As I turned into the corridor outside the reception room, I saw a woman. Being in captivity had put a complete stop to any feelings of desire: sexuality had been suspended for the duration. Now, it returned with a rush. For the whole time in prison, I realised, I had hardly thought once about sex. Now, it was like a switch nicking back to On, none of that stuff about psychiatric readjustment, and the need to take things easy, there it was, Bang! Straightforward lust, fully-formed (well, forming), instantaneous and crude as ever. Stupid, really, I thought. I looked at myself in the bathroom mirror. I was a sight. My hair was matted and standing on end; I looked hollow to the core, cheeks, eyes, body; I stank. It was clearly going to be some time before any woman returned the compliment of finding me desirable.

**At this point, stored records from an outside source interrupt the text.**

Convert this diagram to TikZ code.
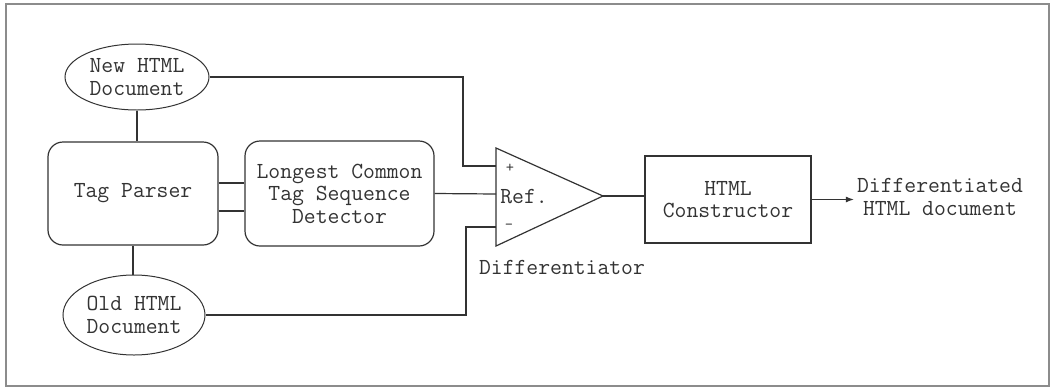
\documentclass[tikz,border=0pt]{standalone}
\usepackage{fontspec}
\usetikzlibrary{shapes.geometric,arrows.meta,calc}
\definecolor{ink}{HTML}{333333}
\definecolor{framegray}{HTML}{8C8C8C}
\begin{document}
\begin{tikzpicture}[x=1pt,y=-1pt,
  every node/.style={font=\ttfamily\fontsize{23}{22.5}\selectfont, text=ink, align=center, inner sep=0pt},
  doc/.style={draw=ink, ellipse, line width=1pt},
  blk/.style={draw=ink, line width=1.2pt},
  wire/.style={draw=ink, line width=1.2pt},
  small/.style={font=\ttfamily\fontsize{16}{16}\selectfont}]
\useasboundingbox (0,0) rectangle (1052,389);
% outer frame
\draw[framegray, line width=1.6pt] (6,4) rectangle (1049,386);

% documents and processing blocks
\node[doc, minimum width=144pt, minimum height=66pt] (new) at (137,77) {New HTML\\Document};
\node[doc, minimum width=142pt, minimum height=80pt] (old) at (134,315) {Old HTML\\Document};
\node[blk, rounded corners=15pt, minimum width=170pt, minimum height=103pt] (tag) at (133,193.5) {Tag Parser};
\node[blk, rounded corners=15pt, minimum width=189pt, minimum height=105pt] (lcs) at (339.5,193.5) {Longest Common\\Tag Sequence\\Detector};
\node[blk, minimum width=166pt, minimum height=87pt] (con) at (728,199.5) {HTML\\Constructor};
\node[inner sep=3pt] (out) at (940,197) {Differentiated\\HTML document};

% differentiator triangle
\coordinate (tl) at (496,148);
\coordinate (bl) at (496,246);
\coordinate (tip) at (603,196);
\coordinate (inP) at (496,166);
\coordinate (inR) at (496,194);
\coordinate (inM) at (496,227);
\coordinate (jP) at (463,166);
\coordinate (jM) at (466,227);
\draw[wire] (tl) -- (tip) -- (bl) -- cycle;
\node[small] (plus) at (510,168) {+};
\node[small] (minus) at (509,227) {-};
\node (ref) at (524,197) {Ref.};
\node (dlabel) at (562,267) {Differentiator};

% connectors
\draw[wire] (new.south) -- (new.south |- tag.north);
\draw[wire] (tag.south) -- (tag.south |- old.north);
\draw[wire] ([yshift=10.5pt]tag.east) -- ([yshift=10.5pt]tag.east -| lcs.west);
\draw[wire] ([yshift=-17.5pt]tag.east) -- ([yshift=-17.5pt]tag.east -| lcs.west);
\draw[wire] (new.east) -| (jP) -- (inP);
\draw[wire] (old.east) -| (jM) -- (inM);
\draw[wire] (lcs.east) -- (inR);
\draw[wire] (tip) -- (tip -| con.west);
\draw[wire, -{Latex[length=8pt,width=6pt]}] (con.east) -- (con.east -| out.west);
\end{tikzpicture}
\end{document}
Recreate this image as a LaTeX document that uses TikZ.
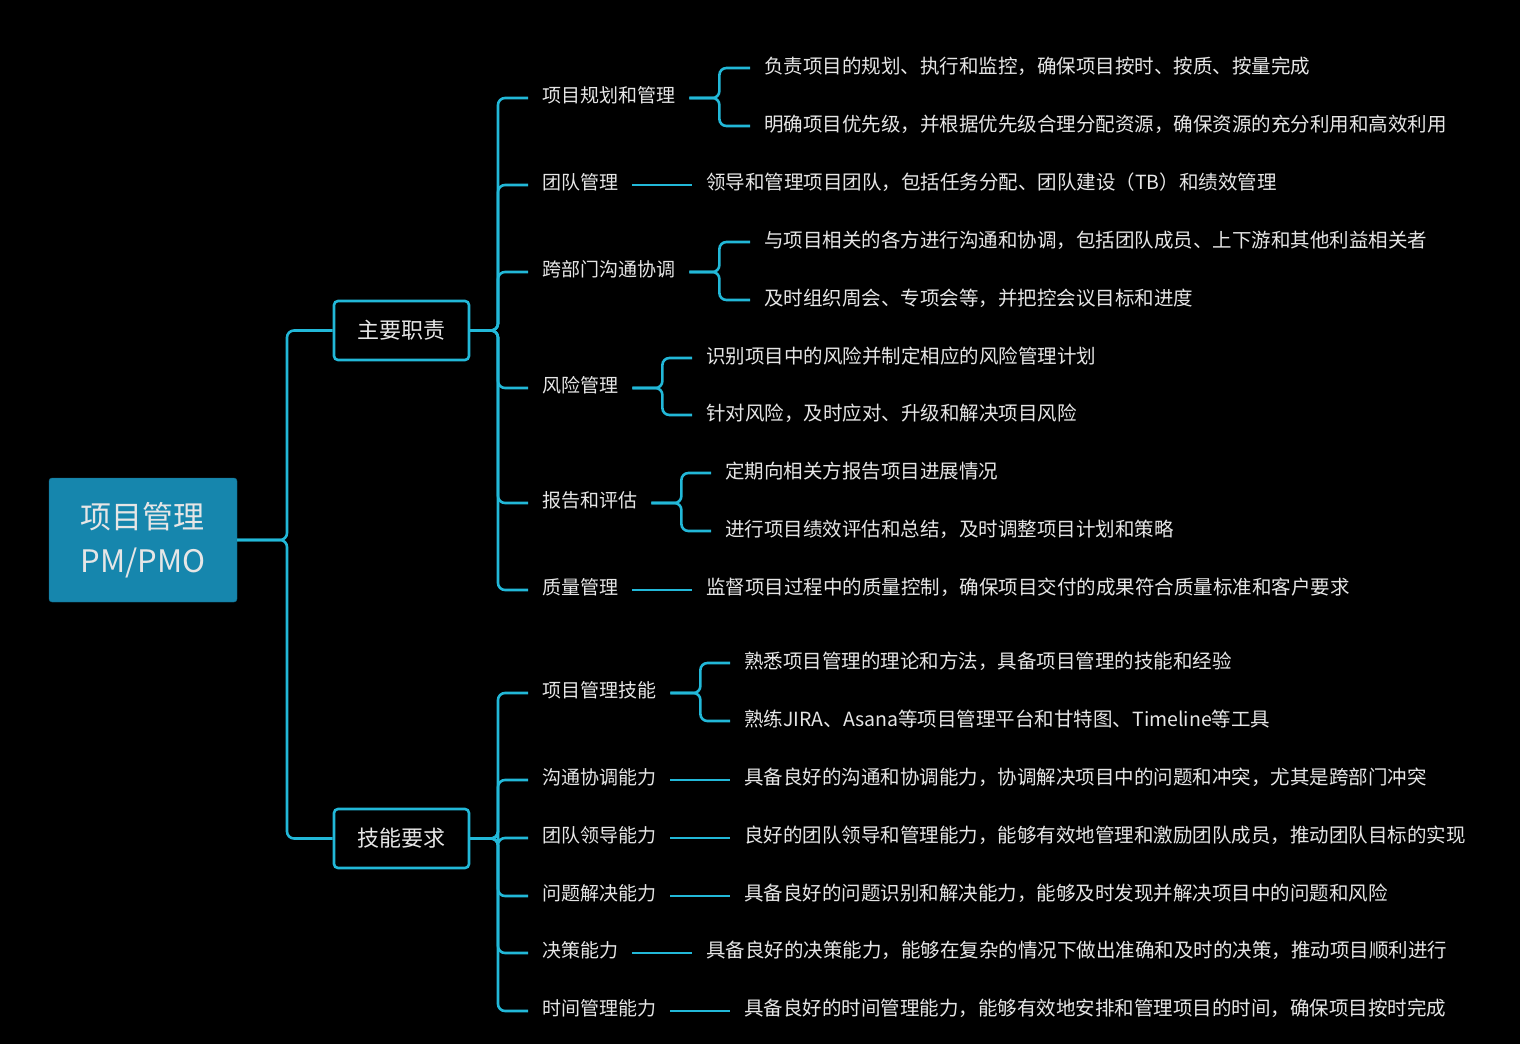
\documentclass[tikz,border=0pt]{standalone}
\usepackage{fontspec}
\setmainfont{Noto Sans CJK SC}
\definecolor{ln}{HTML}{22B8D8}
\definecolor{rootc}{HTML}{1686AD}
\definecolor{txt}{HTML}{E6E6E6}
\begin{document}
\begin{tikzpicture}[x=1pt,y=-1pt,
  conn/.style={draw=ln,line width=2.6pt,rounded corners=7pt},
  tx/.style={anchor=west,inner sep=0pt,text=txt,font=\fontsize{19}{22}\selectfont},
  lf/.style={anchor=west,inner sep=0pt,text=txt,font=\fontsize{19.5}{22}\selectfont},
  l1/.style={draw=ln,line width=2.6pt,fill=black,rounded corners=4pt,minimum width=135pt,minimum height=59pt,text=txt,font=\fontsize{22}{26}\selectfont}]
\fill[black] (0,0) rectangle (1520,1044);
\useasboundingbox (0,0) rectangle (1520,1044);
\node[fill=rootc,draw=rootc!80!black,rounded corners=3pt,minimum width=188pt,minimum height=124pt,text=txt,font=\fontsize{31}{44}\selectfont,align=left] (root) at (143,540) {项目管理\\PM/PMO};
\node[l1] (a) at (401.5,330.5) {主要职责};
\node[l1] (b) at (401.5,838.5) {技能要求};
\draw[conn] (root.east) -- (287,540) |- (a.west);
\draw[conn] (root.east) -- (287,540) |- (b.west);
% level 2
\foreach \n/\y/\t in {a1/95/项目规划和管理,a2/182/团队管理,a3/269/跨部门沟通协调,a4/385/风险管理,a5/500/报告和评估,a6/587/质量管理}{
  \node[tx] (\n) at (542,\y) {\t};
  \draw[conn] (a.east) -- (498,330.5) |- ([xshift=-14pt,yshift=-3pt]\n.west);
}
\foreach \n/\y/\t in {b1/690/项目管理技能,b2/777/沟通协调能力,b3/835/团队领导能力,b4/893/问题解决能力,b5/950/决策能力,b6/1008/时间管理能力}{
  \node[tx] (\n) at (542,\y) {\t};
  \draw[conn] (b.east) -- (498,838.5) |- ([xshift=-14pt,yshift=-3pt]\n.west);
}
% leaves
\newcommand\brk[6]{% parent, x leaf, y1, y2, text1, text2
  \node[lf] (#1x) at (#2,#3) {#5};
  \node[lf] (#1y) at (#2,#4) {#6};
  \draw[conn] ([xshift=14pt,yshift=-3pt]#1.east) -- ++(30,0) |- ([xshift=-14pt,yshift=-2pt]#1x.west);
  \draw[conn] ([xshift=14pt,yshift=-3pt]#1.east) -- ++(30,0) |- ([xshift=-14pt,yshift=-2pt]#1y.west);}
\newcommand\one[4]{% parent, x, y, text
  \node[lf] (#1x) at (#2,#3) {#4};
  \draw[conn] ([xshift=14pt,yshift=-3pt]#1.east) -- ([xshift=-14pt,yshift=-3pt]#1x.west);}
\brk{a1}{764}{66}{124}{负责项目的规划、执行和监控，确保项目按时、按质、按量完成}{明确项目优先级，并根据优先级合理分配资源，确保资源的充分利用和高效利用}
\one{a2}{706}{182}{领导和管理项目团队，包括任务分配、团队建设（TB）和绩效管理}
\brk{a3}{764}{240}{298}{与项目相关的各方进行沟通和协调，包括团队成员、上下游和其他利益相关者}{及时组织周会、专项会等，并把控会议目标和进度}
\brk{a4}{706}{356}{413}{识别项目中的风险并制定相应的风险管理计划}{针对风险，及时应对、升级和解决项目风险}
\brk{a5}{725}{471}{529}{定期向相关方报告项目进展情况}{进行项目绩效评估和总结，及时调整项目计划和策略}
\one{a6}{706}{587}{监督项目过程中的质量控制，确保项目交付的成果符合质量标准和客户要求}
\brk{b1}{744}{661}{719}{熟悉项目管理的理论和方法，具备项目管理的技能和经验}{熟练JIRA、Asana等项目管理平台和甘特图、Timeline等工具}
\one{b2}{744}{777}{具备良好的沟通和协调能力，协调解决项目中的问题和冲突，尤其是跨部门冲突}
\one{b3}{744}{835}{良好的团队领导和管理能力，能够有效地管理和激励团队成员，推动团队目标的实现}
\one{b4}{744}{893}{具备良好的问题识别和解决能力，能够及时发现并解决项目中的问题和风险}
\one{b5}{706}{950}{具备良好的决策能力，能够在复杂的情况下做出准确和及时的决策，推动项目顺利进行}
\one{b6}{744}{1008}{具备良好的时间管理能力，能够有效地安排和管理项目的时间，确保项目按时完成}
\end{tikzpicture}
\end{document}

Back in the main room, the Red Cross said there was no way the press would let us out, or even let us sleep, unless we granted them a photo-call, at the very least. Most of us just wanted to lie down for a bit! To keep them happy we agreed to be photographed, but we all refused to say anything: we were still serving military officers. The Red Cross officials said, ‘What we’ll do is put you all on a long table, we’ll let the reporters in in groups of ten, and they can have thirty seconds apiece.’

We sat in there, while outside the journalists fought among one another for precedence. There were two other released British POWs in my group as we waited for the doors to open, and they were definitely not aircrew.

‘Just don’t smile,’ they told me, ‘don’t attract attention to yourself.’

What they meant was, ‘Don’t attract attention to us.’

The first group of reporters came rushing in. ‘Hi!’ yelled the one at the head of the queue, at the top of his voice, though the room was quiet. ‘I’m from NBC, I’m from California. Is anybody here American?’ Nobody responded.

The reporter behind shouted, ‘Hi! Would anybody like to be on the cover of Time magazine?’

That did it. ‘Yeah!’ cried what seemed like all the Americans at once. ‘Here! Over here!’

As for the instruction not to smile, it was difficult not to laugh out loud. With so little time allocated to them, these first ten reporters moved frenetically along the line of POWs. They were festooned with cameras, shoving the lenses into our faces, snapping continously, motor-winds whirring, shutters clicking. I suddenly realised they were much more apprehensive about the whole deal than we were. Almost without exception, they were trembling visibly, shaking, in some cases, from head to foot. These were obviously career photographs for them, this was big-time stuff. I almost felt sorry for them. Almost. Up to this point, I don’t think any of us, least of all John Nichol and me, had had any inkling of the interest in the POWs. Even though we knew we had appeared on television, several weeks had gone by, and in any case we had not realised the extent of the impact it had had. After all, we had not seen the pictures. The journalists’ and photographers’ nervousness made me realise, for the first time, how firmly we were all fixed in the public eye. Little did I realise quite how firmly.